A week has passed since our last postcard and perhaps you are wondering if the triffids in our diesel tank have overtaken us completely, or if we have been swallowed by a giant cod. We're pleased to say we haven't met either of these nightmarish ends, and are still bobbing around in the Skagerrak, nearing the armpit of Norway where the coast drops down towards Sweden.
Robin left us in Kristiansand, after a couple of days of strong north-easterly winds had enabled us to test the sails and ropes for weaknesses - none found. Jane flew in on the same aeroplane on which Robin departed, bringing with her not only the shafts of sunlight that always accompany her, but also an indecent amount of red wine, some marmalade, various other vital vittals and four fuel filters. Since then it has been calm seas, faint breezes (still from the northeast) and really warm sunshine. Not quite the weather for Jane, who is a bit like Samantha from "I'm sorry I haven't a clue", and loves a good blow.
The Leia of the title refers to the waterway known as the Blindleia, which runs for about 20 miles parallel to the coast but about one mile inland, up from near Kristiansund to Lillesand. It must be some kind of fault in the rocks as it is very straight, sometimes extremely narrow, so you can't pass another boat - and has many arms leading off it at right-angles. It seems quite unique as a natural bypass to the rough sea outside and certainly is very beautiful with forested islands of birch, oak and fir, many splendid houses right on the edge of the water and some fine rocky structures along its edges. The locals drive their powerboats along it at high speeds, but the really narrow bits do have a speed limit sign at each end.

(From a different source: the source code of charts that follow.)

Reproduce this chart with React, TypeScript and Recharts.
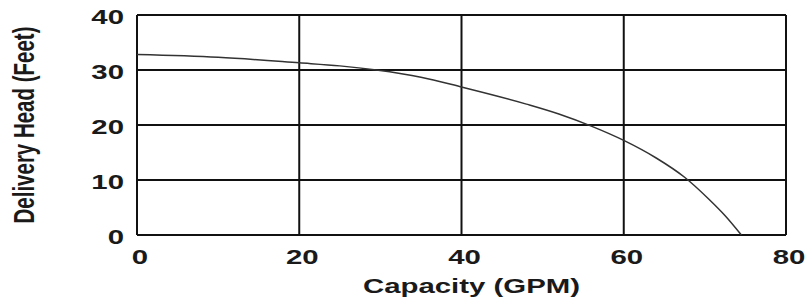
import React from "react";
import { LineChart, Line, XAxis, YAxis, CartesianGrid, Label } from "recharts";

const capacity = [0, 10, 20, 25, 29.5, 35, 40, 48, 52, 56, 60, 64, 67.5, 70.5, 72.5, 74.5];
const head = [32.8, 32.3, 31.3, 30.75, 30, 28.7, 26.9, 23.8, 22.0, 19.8, 17.2, 14.0, 10.5, 6.5, 3.5, 0];
const xTicks = [0, 20, 40, 60, 80];
const yTicks = [0, 10, 20, 30, 40];
const xTitle = "Capacity (GPM)";
const yTitle = "Delivery Head (Feet)";

const data = capacity.map((c, i) => ({ capacity: c, head: head[i] }));

const FONT = "'Liberation Sans', Arial, sans-serif";
const TEXT = "#1a1a1a";
const SX = 1.4;

const XTick = (props: any) => {
  const { x, y, payload } = props;
  return (
    <text
      transform={`translate(${x + 3},${y + 21}) scale(${SX},1)`}
      textAnchor="middle"
      fontFamily={FONT}
      fontWeight="bold"
      fontSize={21}
      fill={TEXT}
    >
      {payload.value}
    </text>
  );
};

const YTick = (props: any) => {
  const { x, y, payload } = props;
  return (
    <text
      transform={`translate(${x - 5},${y + 8.5}) scale(${SX},1)`}
      textAnchor="end"
      fontFamily={FONT}
      fontWeight="bold"
      fontSize={21}
      fill={TEXT}
    >
      {payload.value}
    </text>
  );
};

const XTitle = (props: any) => {
  const vb = props.viewBox;
  return (
    <text
      transform={`translate(${vb.x + vb.width / 2 + 10},${vb.y + 58}) scale(${SX},1)`}
      textAnchor="middle"
      fontFamily={FONT}
      fontWeight="bold"
      fontSize={21}
      fill={TEXT}
    >
      {xTitle}
    </text>
  );
};

const YTitle = (props: any) => {
  const vb = props.viewBox;
  return (
    <text
      transform={`translate(${vb.x + 34},${vb.y + vb.height / 2}) scale(1.45,1) rotate(-90)`}
      textAnchor="middle"
      fontFamily={FONT}
      fontWeight="bold"
      fontSize={20.5}
      fill={TEXT}
    >
      {yTitle}
    </text>
  );
};

export default function App() {
  return (
    <div style={{ position: "absolute", left: 0, top: 0, background: "#fff" }}>
      <LineChart
        width={812}
        height={300}
        data={data}
        margin={{ top: 15, right: 26, bottom: 15, left: 0 }}
      >
        <CartesianGrid stroke="#111" strokeWidth={2} horizontal vertical />
        <XAxis
          dataKey="capacity"
          type="number"
          domain={[0, 80]}
          ticks={xTicks}
          axisLine={false}
          tickLine={false}
          height={50}
          tick={<XTick />}
          interval={0}
        >
          <Label content={<XTitle />} />
        </XAxis>
        <YAxis
          type="number"
          domain={[0, 40]}
          ticks={yTicks}
          axisLine={false}
          tickLine={false}
          width={137}
          tick={<YTick />}
          interval={0}
        >
          <Label content={<YTitle />} />
        </YAxis>
        <Line
          dataKey="head"
          type="monotone"
          stroke="#333"
          strokeWidth={1.5}
          dot={false}
          isAnimationActive={false}
        />
      </LineChart>
    </div>
  );
}
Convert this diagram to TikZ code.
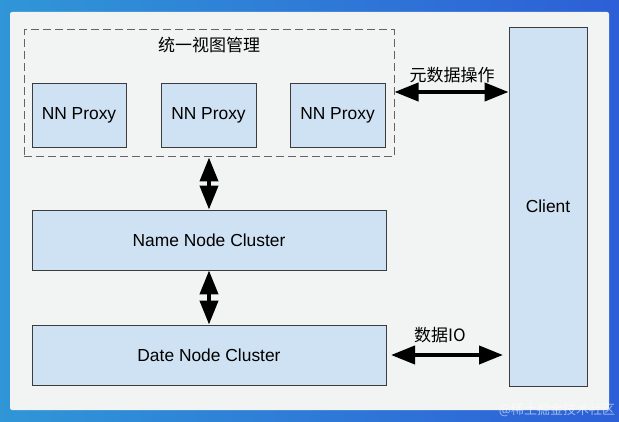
\documentclass[tikz,border=0pt]{standalone}
\usepackage{fontspec}
\setmainfont{Liberation Sans}
\newfontfamily\cjk{Noto Sans CJK SC}
\usetikzlibrary{arrows.meta}
\definecolor{boxfill}{RGB}{207,226,243}
\definecolor{boxline}{RGB}{60,60,60}
\definecolor{panel}{RGB}{242,243,243}
\definecolor{bgleft}{RGB}{48,150,215}
\definecolor{bgright}{RGB}{45,95,215}
\definecolor{dashline}{RGB}{100,100,100}
\begin{document}
\begin{tikzpicture}[x=1pt,y=-1pt,
  box/.style={draw=boxline, line width=0.9pt, fill=boxfill, inner sep=0pt,
    font=\fontsize{17.4}{20}\selectfont},
  viewbox/.style={draw=dashline, line width=1pt, dash pattern=on 8pt off 4pt, inner sep=0pt},
  lbl/.style={font=\cjk\fontsize{17}{20}\selectfont, inner sep=0pt},
  dbl/.style={line width=4pt, {Triangle[length=24pt,width=18pt]}-{Triangle[length=24pt,width=18pt]}}
]
\useasboundingbox (0,0) rectangle (619,422);
\shade[left color=bgleft, right color=bgright] (0,0) rectangle (619,422);
\fill[panel, rounded corners=2pt] (10,12) rectangle (609,410);

\node[viewbox, minimum width=370pt, minimum height=127pt] (view) at (209,93.5) {};
\node[lbl] (title) at (209,45) {统一视图管理};
\node[box, minimum width=94pt, minimum height=64pt] (p1) at (79,115) {NN Proxy};
\node[box, minimum width=95pt, minimum height=64pt] (p2) at (208.5,115) {NN Proxy};
\node[box, minimum width=95pt, minimum height=64pt] (p3) at (337.5,115) {NN Proxy};

\node[box, minimum width=354pt, minimum height=60pt] (name) at (209,240) {Name Node Cluster};
\node[box, minimum width=354pt, minimum height=60pt] (date) at (209,355) {Date Node Cluster};
\node[box, minimum width=78pt, minimum height=359pt] (client) at (548,206.5) {Client};

\draw[dbl] (view.south) -- (name.north);
\draw[dbl] (name.south) -- (date.north);

\coordinate (m1) at (view.east |- 0,92);
\coordinate (m2) at (client.west |- 0,92);
\draw[dbl] (m1) -- (m2);
\node[lbl] (meta) at (452,75) {元数据操作};

\coordinate (d1) at (391,355);
\coordinate (d2) at (503,355);
\draw[dbl] (d1) -- (d2);
\node[lbl] (io) at (440,335) {数据IO};

\node[font=\cjk\fontsize{13}{15}\selectfont, text=white, opacity=0.55, inner sep=0pt] (wm) at (557,410) {@稀土掘金技术社区};
\end{tikzpicture}
\end{document}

We entered the Leia from the south on Sunday afternoon - Garmin had a forgetful moment as we passed through the first really narrow bit and told us we were sailing over large areas of dry land - and we spent a whole day negotiating it: half way along we borrowed a mooring buoy for the night and enjoyed a wonderful evening of stillness, jellyfish swarms and roast chicken. The next morning we had a slight panic when the toilet wouldn't flush, and I began to wonder what I had done with the rubber gloves. We left this problem to one side while we slipped the mooring and began our leg to Lillesand - and, ten minutes later, we had a bigger panic when I noticed the temperature gauge was off the scale at 120°C. We quickly stopped the motor, deployed some jib, and wafted around while we checked the belt on the pump and then the incoming water strainer. Jellyfish was removed from the latter in large quantity, and all done up in time before we drifted into the bank on the far side of the pool. The engine temp normalised, and the toilet flushed! Two jobs done before 11am! This is going to be a good day!
The next day we visited Arendal, which we thought was a delightful town, with a fine mermaid at the harbour entrance. Mooring alongside the street in the "Pollen", right in the town centre,
we took a stroll into the old town, 200 yards away. The dog obedience classes were in full swing in a neatly cordoned off part of the street, and us boys agreed we would be spaniels in our next lives so we could "Stay", "Fetch" or "Lie down" for the delightful demonstrator with the throat microphone and the tight jeans!
We wanted to visit the Radhus - the guidebook said it was the biggest wooden house in Norway and Arendal's "must see" attraction. So we asked the pretty trio of girls serving at the "7-11" convenience store under the big church where it was. "Gee, I couldn't say", said the first, who came from Alabama. "I never heard of it either", said the second, who was Swedish. "I live here, and I don't know", said the third, so we judged that perhaps it wasn't that big a tourist pull after all. They did know where the supermarket was, so we went there instead, stocked up with tonic, mayo and extra value frozen prawns and then visited the new Radhus where the tourist office was - the Radhus we visited was made of glass, stainless steel and concrete, but had been built since the guidebook was written. JK then went off on a mission to buy 18kg of bottled gas while the rest of the crew did the old town more thoroughly, armed with guidebook and town plan.
The very nice girl at the Statoil garage had the right type of cylinder, accepted the NoKs and persuaded her boss to take me and the cylinder back to the boat. The brand new Volvo drop-top convertible was an acceptable car to be seen in, so off we went down the hill into town. "Ah - you are on the other side of Pollen!", he said "We have to go another way". Back up the hill, off into the countryside, through a long tunnel, down into the next village etc..... it was a 15 minute journey! I thanked him profusely, and he said "Thank Volvo, not me" - it was a demonstrator that his garage had been valeting for the main dealer!
So then we all met up again in the old town by the 1711 restaurant, but by now it was raining, and the "Old Radhus" had scaffolding all over it, so we had prelunch drinks ashore, as a treat! 33cl of draught Arendal was £3, but magnificent moccachino coffees and hot chocolates with lashings of cream were only £2 each - a bargain. We really liked Arendal and recommend a visit if you get the chance.